What is the logic behind really strange dating behaviour from men recently?

I’m newly single and trying to navigate dating again, but I seriously don’t get what’s changed. It feels like everyone’s playing a game instead of just enjoying the moment.

Guy #1: Met this guy a month before leaving the country. From the start, it was obvious he had a roster and was emotionally closed off, but I didn’t care since I was leaving soon.

He took me on several dates, insisted on paying, and threw in the occasional neg, like, "A pretty girl like you needs grounding."

Then, one night, after drinking, we went back to his place. I figured we'd just get to it, but instead, he starts interrogating me about my phone number change, like he thought I was lying about something.

Later, I told him I wasn’t free for a couple of days. Instead of waiting, he canceled our plans entirely, like he was trying to punish me for not making him a priority.

At that point, I cut contact. We never even hooked up, and honestly, he just wasted both of our time (and his money).

Guy #2: Met this guy in my new city. We hooked up, but then he started pressuring me for a date. I wasn’t interested in anything serious, but after a while, I felt bad and said yes.

That’s when he started acting weird.

He showed me pics of another girl he hooked up with before me. He kept his phone volume on loud so I’d hear his late-night notifications. He walked me around his neighborhood until we “accidentally” bumped into his parents—then later, his extended family.
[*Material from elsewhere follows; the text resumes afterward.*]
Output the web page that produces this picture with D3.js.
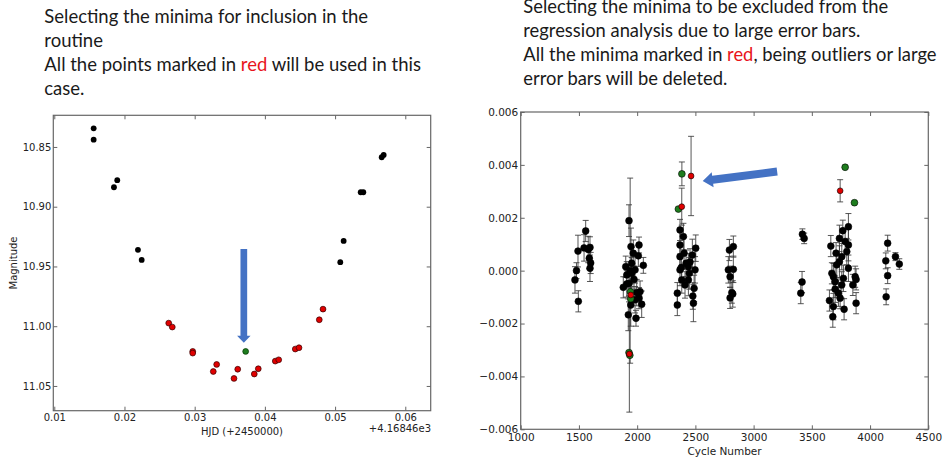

Then he started messing with plans.

He agreed to meet, then didn’t show up. He agreed to meet at my place, then last-minute switched it to his. He negged me with stuff like, "I like fashion, but you probably don’t know much about that since you’re not a fashionista."

And then, out of nowhere, "So, where do you think this is going?"

Bro. Nowhere. You made this whole thing weird. Cut him off.

Is this just dating now? Are y’all having the same weird experience? Is this the effect of the Red Pill movement?

What is the logic behind really strange dating behaviour from men recently?